Giornalismo
Caro Aldo Grasso, l’algoritmo non c’entra con la fine del mito della Silicon Valley
Non è il calcolo a spegnere il pensiero, ma il nostro abbandono. Il contenuto si è svuotato perché abbiamo accettato di non avere più nulla da dire.
Aldo Grasso ha scritto, sul Corriere della Sera, un paio di giorni fa, che il mito della Silicon Valley è finito. Ha raccontato la parabola: dagli hippie ai garage, dal sogno libertario all’iPhone, fino all’arrivo degli algoritmi – freddi, impersonali, capaci di svuotare il contenuto, trasformandolo in clic, in traffico, in profitto. Secondo lui è l’algoritmo a uccidere il pensiero, a tradire quella promessa originaria di libertà e invenzione.
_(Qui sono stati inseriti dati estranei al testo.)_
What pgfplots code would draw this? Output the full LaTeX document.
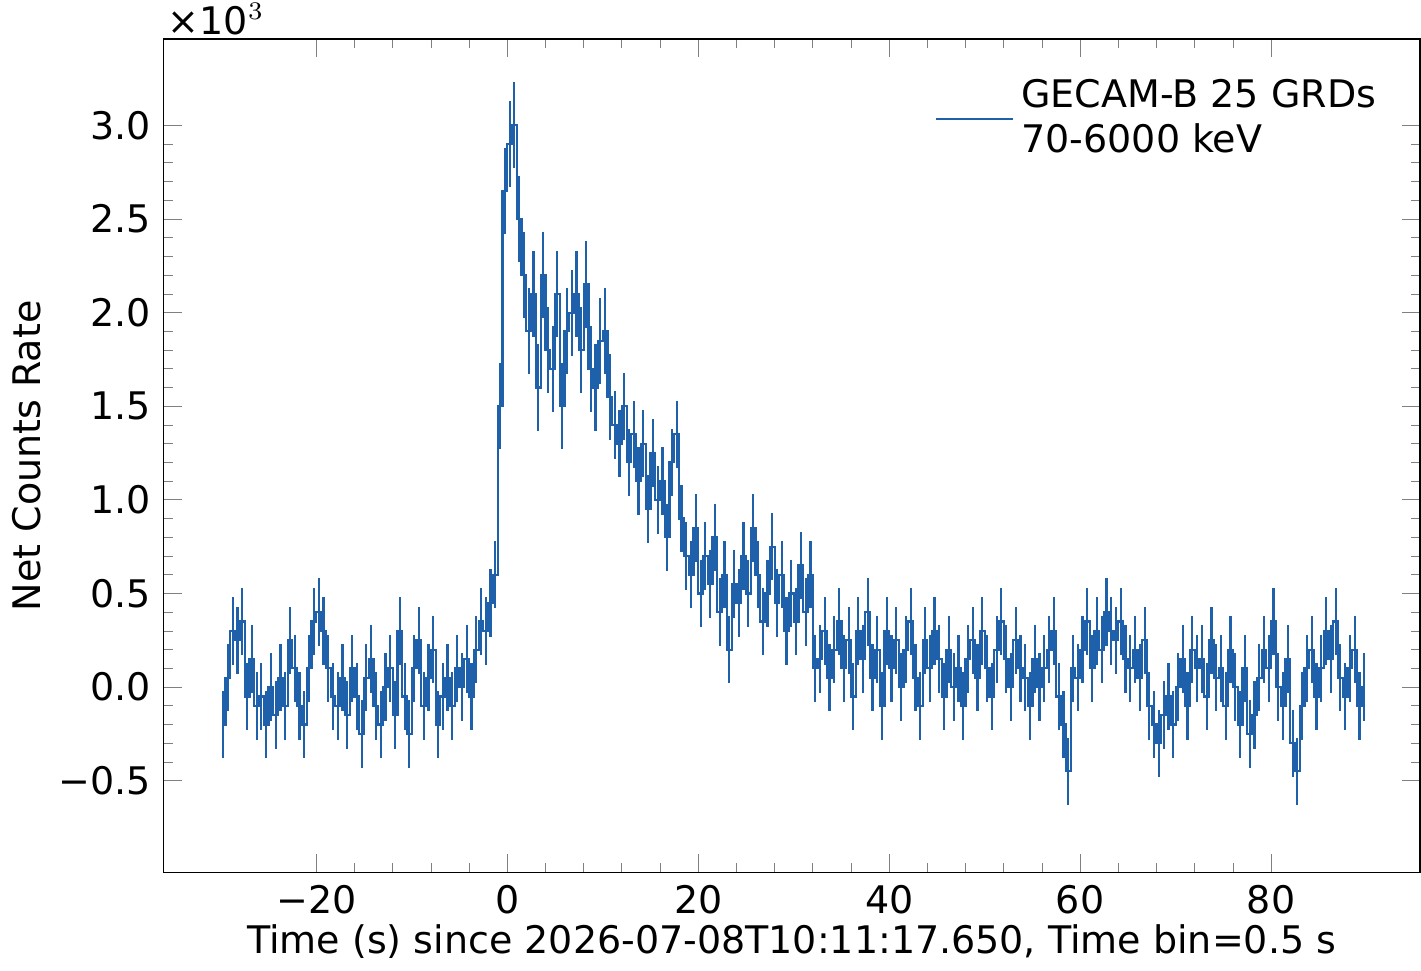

Ma io non sono d’accordo. L’algoritmo non è il colpevole. È la prova. Il sintomo di un mondo che ha smesso di desiderare. La Silicon Valley non è morta perché sono arrivati gli algoritmi. È morta perché ha smesso di credere nell’umano. L’algoritmo non ha distrutto il contenuto: ha semplicemente amplificato ciò che gli abbiamo chiesto. L’algoritmo risponde. Ma chi interroga? La sua funzione non è quella del demiurgo, ma del servo obbediente. È una macchina che ottimizza. Che seleziona. Che ripete. Non pensa, non sceglie, non ama. Non disprezza. L’algoritmo siamo noi quando rinunciamo al conflitto, alla lentezza, alla parola che non serve a niente se non a resistere. Grasso dice che il contenuto oggi serve solo a generare traffico. Ma il traffico è una domanda. È la folla che grida: “Dammi qualcosa che mi somigli!” E l’algoritmo glielo dà. Sempre uguale. Sempre più prevedibile. E allora il punto non è l’algoritmo. È l’abdicazione. È che abbiamo preferito la profilazione alla scoperta. L’interazione alla relazione. L’ottimizzazione alla verità. Il contenuto, oggi, non nasce da un’urgenza. Nasce da un calcolo. Da un tempo ottimizzato. Da un grafico. È un contenuto che non crede in nulla, se non nella sua ripetibilità. Un contenuto muto, che non disturba. Che si fa piacere. Che non scava. Ma non è l’algoritmo a volerlo. L’algoritmo non ha volontà. Siamo noi ad aver smesso di scrivere per perdere. Per inciampare. Per restare soli con un pensiero che non genera traffico. Allora la vera fine non è quella di un mito tecnologico. È la fine di un’umanità che accetta di essere guidata da un calcolo invece che da una ferita. L’algoritmo, in fondo, è ciò che rimane quando smettiamo di avere parole che fanno male. E se oggi qualcuno scrive ancora come se fosse l’ultima volta, allora non tutto è stato silenziato. Ma chi scrive, oggi, è disposto a non essere letto?